So, it’s decided, I’m writing letters for people – you type and submit a letter online, including some instructions for how you want the letter to be written, and then I personally write and post it (as in, send it by post). It’s time to start putting together the actual site (it’s pretty barebones right now) so I’m thinking a lot about the interface and how I want everything to work and look.

Essentially, I think what I am going for is a functional design portfolio site, where previous letters are displayed (not for their content, but for their look and feel, also just for my own documentation of the process, which could end up being somewhat performative in and of itself) and anyone who uses the site can indicate how they want the letter to be written. It should be a sort of tiered approach, where they can choose from a variety of choices but also have the freedom to write in requests, in which case, I am taking on less of a letter monkey position and acting more like a consultant, reading into the tone of their letter, perhaps, to decide what stationary, handwriting, or writing implements to use.

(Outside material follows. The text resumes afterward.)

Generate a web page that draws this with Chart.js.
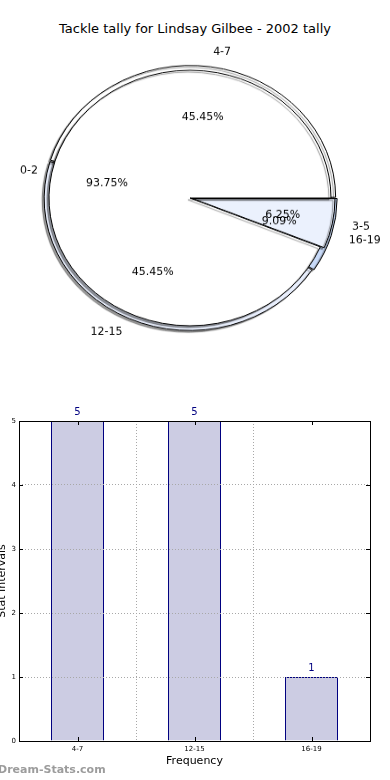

There’s a lot of ins and outs to this app – why I’m doing it, what judgements I’m making about the people who do (or don’t) use it, and what it means in regards to the ways we communicate with each other today. Ultimately though, I’m looking at it, as I think most people still look at technology, from the “black box” angle.

I’ll try to explain – I’ve started reading a book called The Victorian Internet, all about the telegraph and how it changed society. What’s especially interesting to me are the fears people had about the new technology and what it would do to their message. I think the same fears apply to all communications technology, although it gets easier as we get more used to a particular medium. But the fact remains – you say what it is that you want to say in one end, something happens behind the curtain (emails get broken up into packets, voice is transmitted as frequency signals, etc) and then, eventually, your message is spat out the other end. There is always that fear of how your message will be respresented on the other end (think about a crummy fax machine or an email app that doesn’t do proper line breaks) but we are at the mercy of these technologies and constantly use them anyway. In this case, I like to think of myself as “the man behind the curtain” and hope that people will both participate by offering as much information as they want on the input end, but ultimately resigning themselves to the fact that I (the “technology”) will actually control how it looks in the output end.

So next up, in addition to building the actual site where people can choose the options they want for their letter, is to start putting the options together, and “curating” them, if you will. This means one of my favorite activities – a trip to the paper store!